Linda soon determines that she hasn’t been hallucinating any of the last few days, but rather she’s being tossed backward and forward in time. (Whether it’s true or not is kept ambiguous, and wisely so.) For Linda, it’s anything but a pleasant journey: She can only find the answer to this or that question when the Sandman feels like transporting her to that respective day. (Bill Murray had it a lot easier in Groundhog Day; at least he knew what he was in store for each morning he woke up to “I’ve Got You, Babe.”) What makes Premonition so compelling (though some might find it laborious) is that its non-sequential series of events serves to reveal the truth of its primary character; the through-line here is Linda’s arc. (I doubt even the dopiest viewer could miss the meaning behind a recurring shot of Linda’s daughters working on a jigsaw puzzle with grams.) But what exactly is this poor girl supposed to be learning? That each day is a gift? When Linda finally figures out the chronology of the week she’s bouncing around in (Thursday, Monday, Saturday and so forth), she discovers that her weird trip will end on Wednesday, the day of her husband’s death. There is some suspense in seeing if Linda will be able to alter the past and keep Jim in the picture, but Yapo is too serious of an artist to compromise his vision just so we can be sent away with warm fuzzies. This will undoubtedly alienate a goodly share of the film’s audience, particularly Sandra Bullock fans who long for another entry in the Miss Congeniality franchise.

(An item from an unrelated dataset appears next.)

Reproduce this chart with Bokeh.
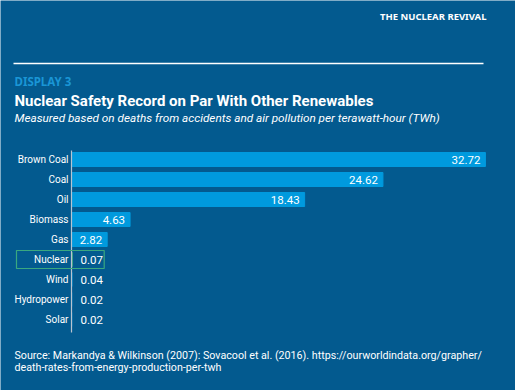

Bullock, who appears in virtually every scene in Premonition, gives a strong, lyrical performance. Truth be told, I’ve always been able to take her or leave her (the exquisitely shot Forces of Nature being the one exception), but what she demonstrates here is that she’s an actress of tremendous depth. It’s anything but a lazy performance; what she puts herself through emotionally is just about heroic. (But you can’t expect much in the way of fluffiness when you have to deal with losing your significant other over and over again.) The musical score by Klaus Badelt is suitably muffled, complementing Torsten Lippstock’s shadowy photography and Neil Travis’s velvety-smooth cutting. This is director Mennan Yapo’s first English-language film, and though nobody could ever confuse it with high art, it’s far richer fare than a lot of what Tinsel Town puts out these days.